Even the way the whole thing ends really goes back to the very first issue that I did–it was all kind of implicit there. Every so often, I was thinking I’d be leaving the book, and maybe leave it for someone else to pick up the threads, but I got into my head the idea that I would actually pick up every single goddamn thread in this absolutely perfect self-reflecting gem of a thing, and so I decided to stay on to do that.
You’ve already had Bruce overcoming madness, the devil and death; what else can he have left to overcome in The Return of Bruce Wayne?
I was taking some of the ridiculous stories from the ’50s, when Batman would be sent back to the Roman Empire, or to caveman days, and thinking: what would happen if you exposed them to the cruel radiation of the modern, logical, grounded approach of superhero comics?
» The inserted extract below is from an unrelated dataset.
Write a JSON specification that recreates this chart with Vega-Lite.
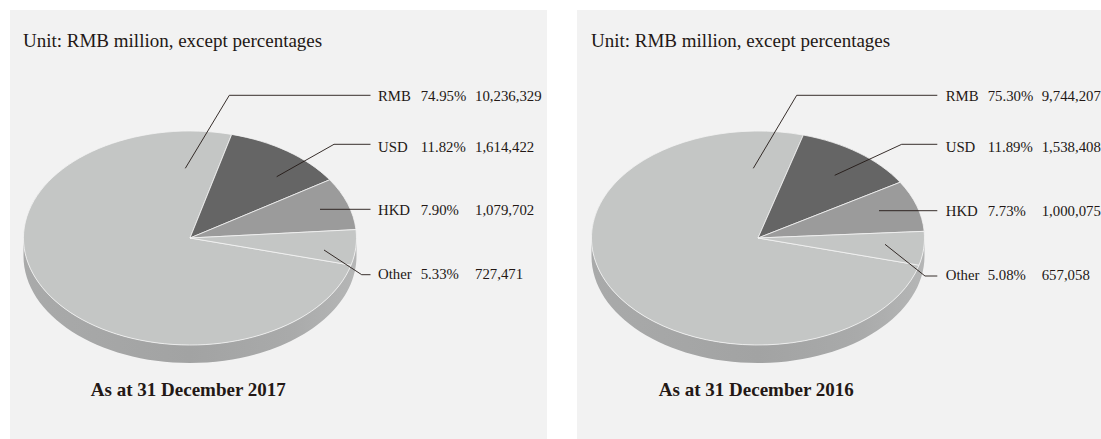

I wanted to put Batman in a place where he would suddenly be vulnerable again, like “R.I.P.” was about making him psychologically vulnerable.
In the first scene from Return of Bruce Wayne that went live today, you’ve got the rocket from the end of Final Crisis, which seemed like some sort of grand poetic device in that series, and now it’s a physical rocket stuck in the ground. Where do you go from there?
Everything’s about physicality now. I wanted to take anything that seemed potentially supernatural and magical and symbolic and suddenly be instantly grounded in the dirt, which is why there’s a rocket with a bunch of kids in the past. It was kind of a reaction against the idea that the stories are somehow difficult to decipher–I want to make sure you completely understand everything that’s happening.
Finally, a couple of people have mentioned that Peter Milligan “Dark Knight, Dark City” storyline as a possible source for Barbatos–is that where it came from?
That’s exactly where it came from, but to be honest I didn’t know it was Pete originally. I’ve been working of The Encyclopedia of Comic Book Heroes: Batman by Michael Fleischer, and also the book by Bob Greenberger, The Essential Batman Encyclopedia, plus a bunch of collections–I read the story about Barbatos, and I kind of evolved the whole thing in my head, along with stuff from “The Cult” that Jim Starlin did. Hopefully they all tie up, but it came mostly from the reference material.